■ EXERCISE REQUIREMENTS ■
Wherever the string "React" appears in a line, extract that line.

■ DATA ■
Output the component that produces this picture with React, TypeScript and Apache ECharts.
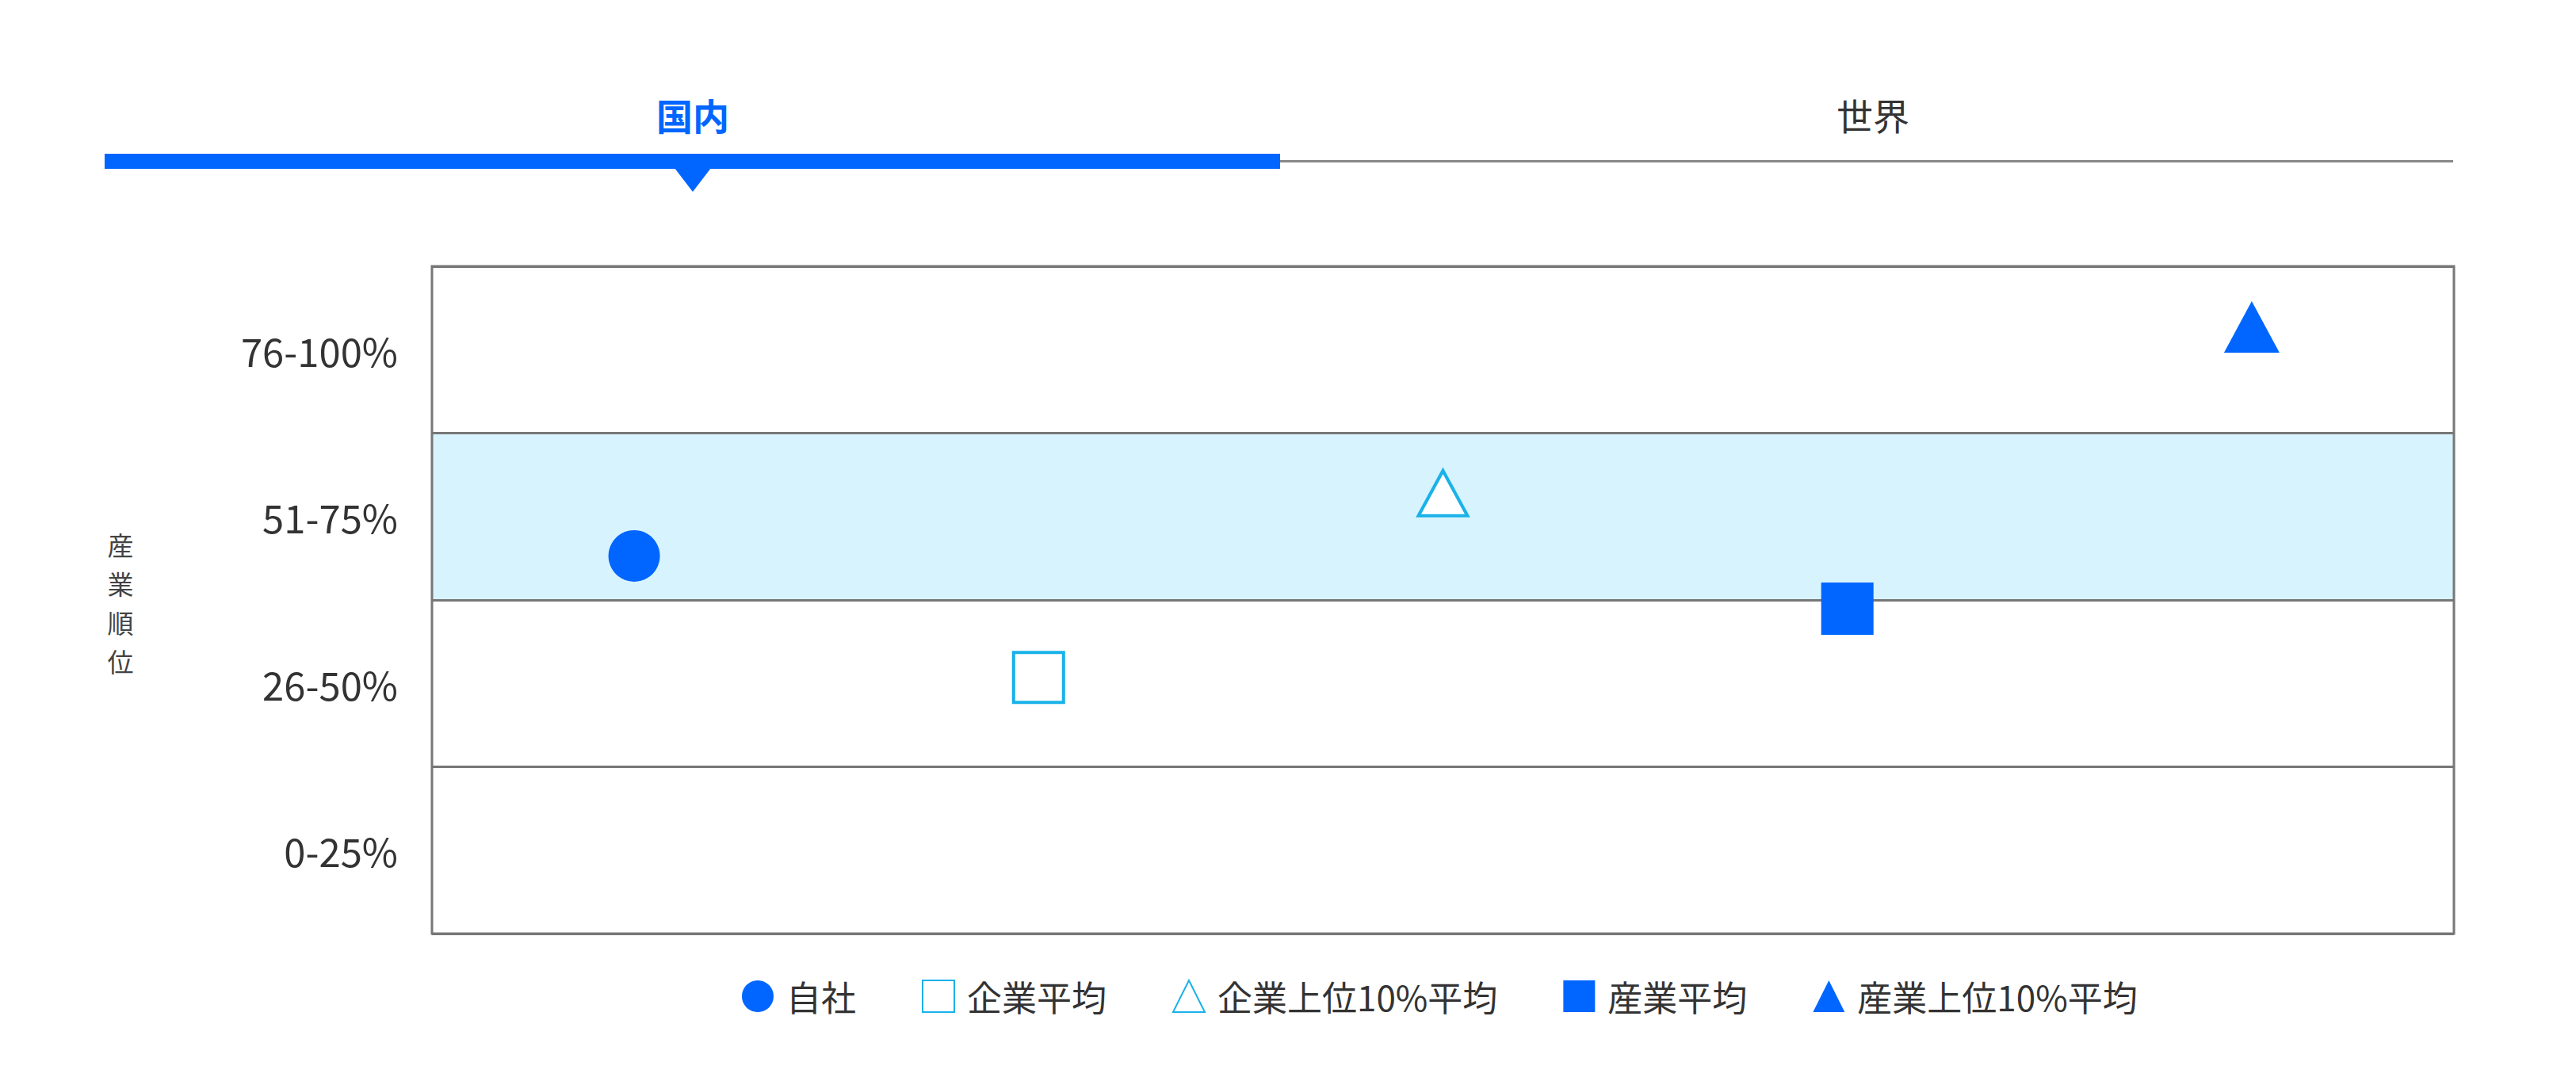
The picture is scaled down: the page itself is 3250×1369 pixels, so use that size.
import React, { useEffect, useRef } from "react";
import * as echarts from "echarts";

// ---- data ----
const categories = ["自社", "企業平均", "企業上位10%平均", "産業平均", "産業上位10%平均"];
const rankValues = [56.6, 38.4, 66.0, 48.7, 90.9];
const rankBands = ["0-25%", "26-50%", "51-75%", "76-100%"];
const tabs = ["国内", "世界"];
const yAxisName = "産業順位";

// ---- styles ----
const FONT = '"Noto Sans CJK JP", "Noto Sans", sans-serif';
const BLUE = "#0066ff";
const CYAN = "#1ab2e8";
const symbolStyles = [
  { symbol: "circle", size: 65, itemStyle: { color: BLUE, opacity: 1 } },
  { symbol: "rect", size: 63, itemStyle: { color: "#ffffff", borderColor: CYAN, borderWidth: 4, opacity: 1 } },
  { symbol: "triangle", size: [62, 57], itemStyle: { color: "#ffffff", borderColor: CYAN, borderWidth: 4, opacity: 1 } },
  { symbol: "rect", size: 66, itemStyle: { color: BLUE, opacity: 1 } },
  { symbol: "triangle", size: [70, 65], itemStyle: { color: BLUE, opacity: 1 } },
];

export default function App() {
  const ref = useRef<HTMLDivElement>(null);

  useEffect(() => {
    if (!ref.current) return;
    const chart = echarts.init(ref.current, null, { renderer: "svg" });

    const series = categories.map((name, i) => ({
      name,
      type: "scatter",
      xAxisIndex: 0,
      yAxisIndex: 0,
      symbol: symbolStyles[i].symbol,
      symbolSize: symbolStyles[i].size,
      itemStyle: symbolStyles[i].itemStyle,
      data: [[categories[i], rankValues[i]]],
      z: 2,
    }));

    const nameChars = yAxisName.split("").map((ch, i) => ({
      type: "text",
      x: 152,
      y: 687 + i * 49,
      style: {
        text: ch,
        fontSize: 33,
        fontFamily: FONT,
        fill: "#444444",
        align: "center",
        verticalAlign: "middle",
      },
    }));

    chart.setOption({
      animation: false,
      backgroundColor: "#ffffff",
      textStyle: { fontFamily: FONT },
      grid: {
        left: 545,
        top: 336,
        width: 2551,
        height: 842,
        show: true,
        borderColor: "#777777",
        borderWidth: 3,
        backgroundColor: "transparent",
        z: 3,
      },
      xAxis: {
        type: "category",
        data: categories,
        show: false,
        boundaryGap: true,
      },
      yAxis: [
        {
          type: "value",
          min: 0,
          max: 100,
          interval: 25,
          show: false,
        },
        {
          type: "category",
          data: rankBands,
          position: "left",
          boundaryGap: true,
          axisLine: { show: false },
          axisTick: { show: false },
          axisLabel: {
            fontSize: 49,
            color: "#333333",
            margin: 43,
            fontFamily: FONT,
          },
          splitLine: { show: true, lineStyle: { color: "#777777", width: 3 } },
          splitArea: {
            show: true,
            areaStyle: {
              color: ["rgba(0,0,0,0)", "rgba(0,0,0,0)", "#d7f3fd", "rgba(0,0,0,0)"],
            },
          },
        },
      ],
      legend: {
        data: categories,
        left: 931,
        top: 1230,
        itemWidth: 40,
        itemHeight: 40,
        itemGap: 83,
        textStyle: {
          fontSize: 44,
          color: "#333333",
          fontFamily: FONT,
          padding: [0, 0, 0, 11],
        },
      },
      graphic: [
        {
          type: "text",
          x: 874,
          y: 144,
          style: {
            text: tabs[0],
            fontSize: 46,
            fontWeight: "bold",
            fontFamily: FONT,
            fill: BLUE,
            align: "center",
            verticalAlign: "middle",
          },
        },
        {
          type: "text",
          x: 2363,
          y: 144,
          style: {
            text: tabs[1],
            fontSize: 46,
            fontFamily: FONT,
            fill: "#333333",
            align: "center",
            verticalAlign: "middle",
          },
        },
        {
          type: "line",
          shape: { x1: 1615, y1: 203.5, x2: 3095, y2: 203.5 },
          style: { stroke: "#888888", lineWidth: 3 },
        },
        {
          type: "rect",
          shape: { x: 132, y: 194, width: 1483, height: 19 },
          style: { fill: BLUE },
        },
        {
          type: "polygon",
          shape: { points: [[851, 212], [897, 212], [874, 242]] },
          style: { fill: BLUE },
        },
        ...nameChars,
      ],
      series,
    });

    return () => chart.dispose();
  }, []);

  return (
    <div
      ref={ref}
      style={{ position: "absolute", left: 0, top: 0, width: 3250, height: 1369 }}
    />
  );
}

■ SOLUTION FOR THIS PROBLEM ■
Output the component that produces this picture with React, TypeScript and Apache ECharts.
import React, { useEffect, useRef } from "react";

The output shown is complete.